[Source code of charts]

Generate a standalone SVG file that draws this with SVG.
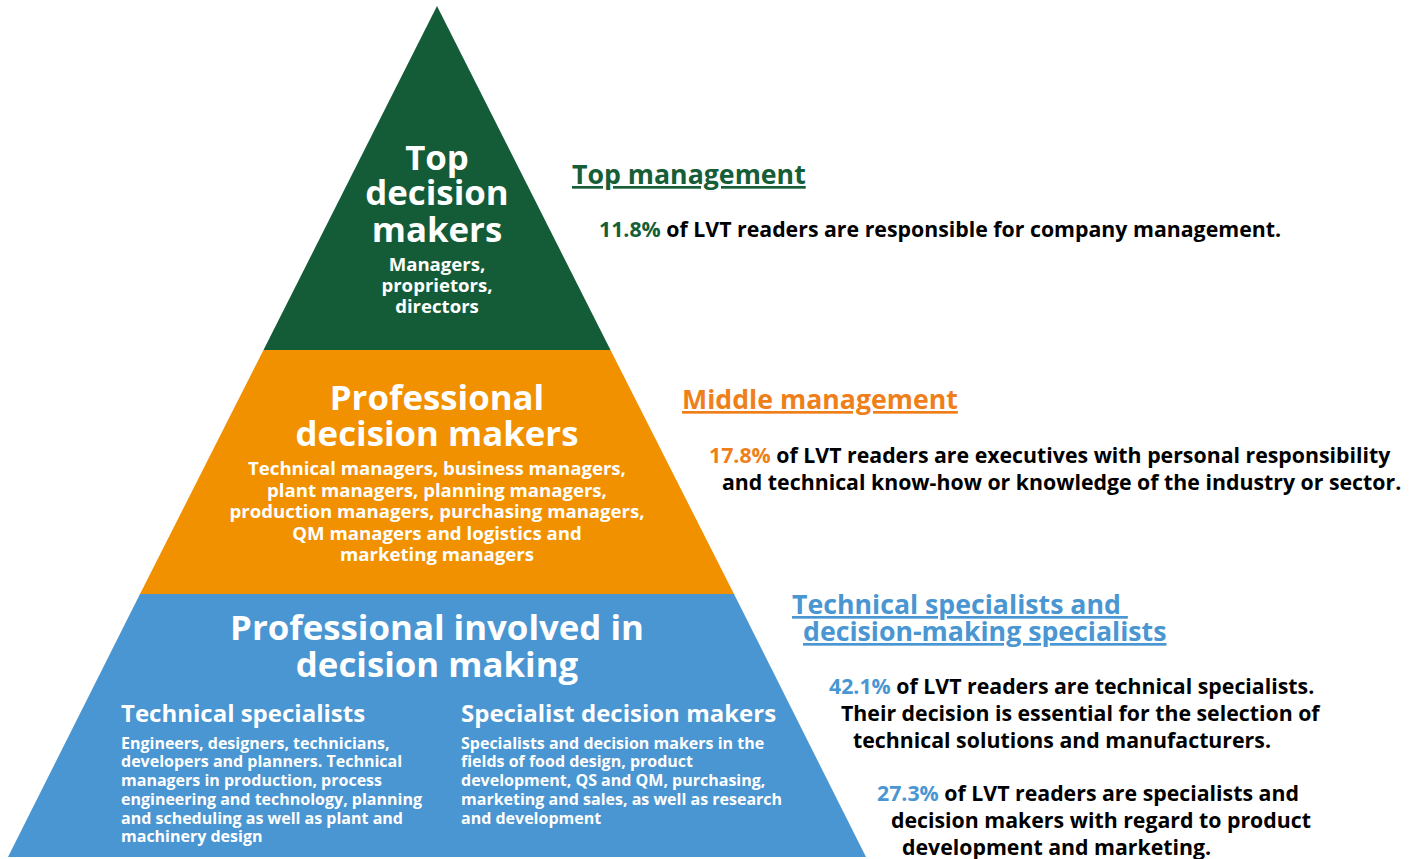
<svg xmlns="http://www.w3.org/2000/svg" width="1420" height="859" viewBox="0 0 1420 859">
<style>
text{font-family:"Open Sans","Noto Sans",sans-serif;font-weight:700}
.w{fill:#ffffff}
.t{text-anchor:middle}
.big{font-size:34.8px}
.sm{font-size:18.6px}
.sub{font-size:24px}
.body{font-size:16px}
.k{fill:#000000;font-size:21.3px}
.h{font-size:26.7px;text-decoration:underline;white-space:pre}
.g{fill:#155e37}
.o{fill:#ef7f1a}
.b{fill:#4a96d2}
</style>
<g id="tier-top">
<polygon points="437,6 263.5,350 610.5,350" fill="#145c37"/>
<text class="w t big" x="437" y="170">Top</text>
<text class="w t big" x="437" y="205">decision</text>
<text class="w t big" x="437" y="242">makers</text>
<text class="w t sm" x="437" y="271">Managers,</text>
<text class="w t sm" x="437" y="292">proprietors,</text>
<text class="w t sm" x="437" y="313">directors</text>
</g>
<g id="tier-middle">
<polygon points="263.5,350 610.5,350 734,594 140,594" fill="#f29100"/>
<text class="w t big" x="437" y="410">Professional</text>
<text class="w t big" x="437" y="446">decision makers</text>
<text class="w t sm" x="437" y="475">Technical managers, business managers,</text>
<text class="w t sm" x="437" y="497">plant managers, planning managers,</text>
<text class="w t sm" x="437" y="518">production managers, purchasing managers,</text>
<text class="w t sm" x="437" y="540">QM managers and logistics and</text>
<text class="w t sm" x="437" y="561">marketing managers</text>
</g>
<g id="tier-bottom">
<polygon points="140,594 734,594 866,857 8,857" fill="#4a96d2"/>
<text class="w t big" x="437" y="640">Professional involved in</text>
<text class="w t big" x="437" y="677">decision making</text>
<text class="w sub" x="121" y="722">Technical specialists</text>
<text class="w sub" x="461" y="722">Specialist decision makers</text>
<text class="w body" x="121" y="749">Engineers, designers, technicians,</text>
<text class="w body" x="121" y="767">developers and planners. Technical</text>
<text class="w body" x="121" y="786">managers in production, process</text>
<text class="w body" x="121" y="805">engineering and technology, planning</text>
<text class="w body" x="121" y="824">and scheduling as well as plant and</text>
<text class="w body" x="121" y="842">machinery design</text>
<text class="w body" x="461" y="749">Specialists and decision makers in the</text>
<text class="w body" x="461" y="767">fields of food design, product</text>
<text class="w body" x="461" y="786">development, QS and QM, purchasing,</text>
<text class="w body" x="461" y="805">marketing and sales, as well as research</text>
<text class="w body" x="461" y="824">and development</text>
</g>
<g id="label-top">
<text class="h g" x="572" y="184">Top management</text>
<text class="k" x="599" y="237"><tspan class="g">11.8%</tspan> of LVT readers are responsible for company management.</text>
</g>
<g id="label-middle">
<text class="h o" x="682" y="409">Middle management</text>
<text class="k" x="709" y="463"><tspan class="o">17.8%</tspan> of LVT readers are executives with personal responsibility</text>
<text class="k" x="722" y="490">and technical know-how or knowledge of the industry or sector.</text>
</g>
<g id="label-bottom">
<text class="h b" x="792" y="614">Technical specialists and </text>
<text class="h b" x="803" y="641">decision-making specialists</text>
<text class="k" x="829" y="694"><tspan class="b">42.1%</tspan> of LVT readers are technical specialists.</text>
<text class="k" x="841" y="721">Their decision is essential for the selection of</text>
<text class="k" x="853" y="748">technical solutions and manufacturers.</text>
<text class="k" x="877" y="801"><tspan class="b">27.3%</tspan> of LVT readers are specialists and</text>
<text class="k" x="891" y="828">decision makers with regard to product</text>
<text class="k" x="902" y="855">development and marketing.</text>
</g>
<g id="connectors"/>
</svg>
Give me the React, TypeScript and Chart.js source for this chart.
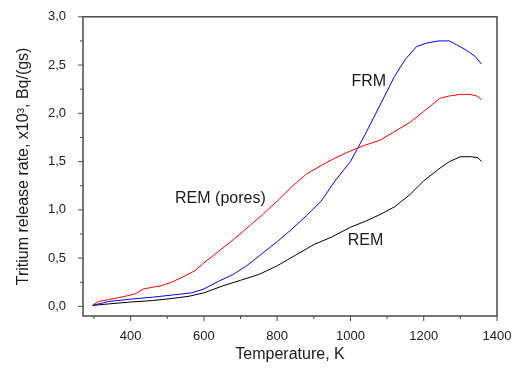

What the task requires: Give the number of lines in the records that contain the string "this", and nothing besides.

Finished task: 2